Aos vinte e nove dias de um mês qualquer
em um ano redondo de um século que não importa
veio-me um anjo de cabelos negros
com asas douradas e um vazio nas mãos.
Disse-me, sem dizer, palavras inaudíveis
e eu pude compreender a insignificância daquele momento:
era um anjo de cabelos negros e asas douradas
era um anjo mudo, um anjo mudo
Às vinte e três horas da noite em que me apareceu um anjo,
acordei.
Pensando melhor, era um anjo de cabelos louros e asas negras.
Era um anjo de voz estridente e seios fartos
de pele branca e dedos finos
era um espetáculo imagético.
Era noite, ainda. Era um ano de boas novas,
um mês de tempos bons,
um dia de sol forte e céu azul.
A lua – clara ideia – era alta entre nuvens cinzas no teto.
Apareceu-me um anjo.
Vestido de branco, trazia, nas mãos negras, um recipiente.
Nele, duas pílulas.
Tomei-as todas as três. Abri os olhos.
Houve um momento de lucidez, mas,
logo,
submergi novamente num sono febril.
Voltou-me o anjo (o mesmo das pílulas)
Agora, porém, sem asas e sem recipientes.
Ofereceu-me seu olhar castanho e generoso,
secou o suor da minha testa convulsiva.
Era noite, ainda. E era uma cama de hospital
e era um jardim azulado pelo crepúsculo,
era um céu alaranjado perto da hora do alvorecer das coisas.
Percebi-me sozinho em casa, deitado no chão da sala
duas garrafas de uísque repousavam vazias ao lado
de um cinzeiro transbordante...
Sinais de dalila sobre o vidro da mesa de centro.
No quadro pendurado na parede, meu anjo estava imóvel
com seus cabelos dourados, negros, suas mãos invisíveis -
asas escondidas sob a inviolável ausência de asas.

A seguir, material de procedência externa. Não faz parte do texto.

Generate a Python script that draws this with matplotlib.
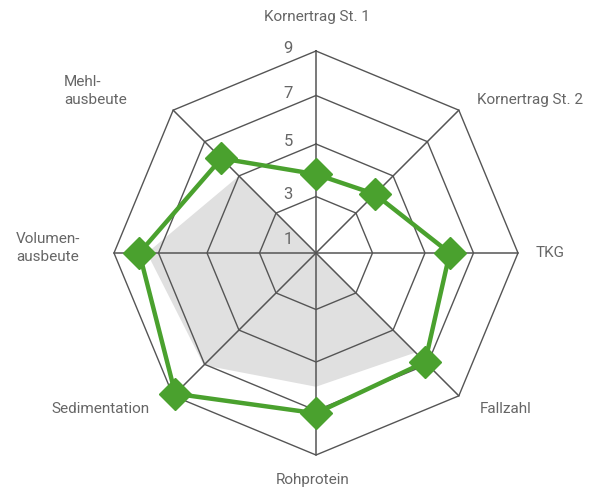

Despertei. Desta vez, definitivamente.
Despertei em um sonho estranho
onde anjos me acudiam da febre de viver
e pus-me a questionar a existência de anjos
enquanto me lavavam o corpo em chagas
e não ouvi respostas daquelas mãos aduncas com
que me tiravam a consciência
e fui dormir, e fui à casa onde reside meu quarto
e fui acordar para uma vida sem sentido exato, sem anjos
e vi-me anjo no espelho da sala vazia.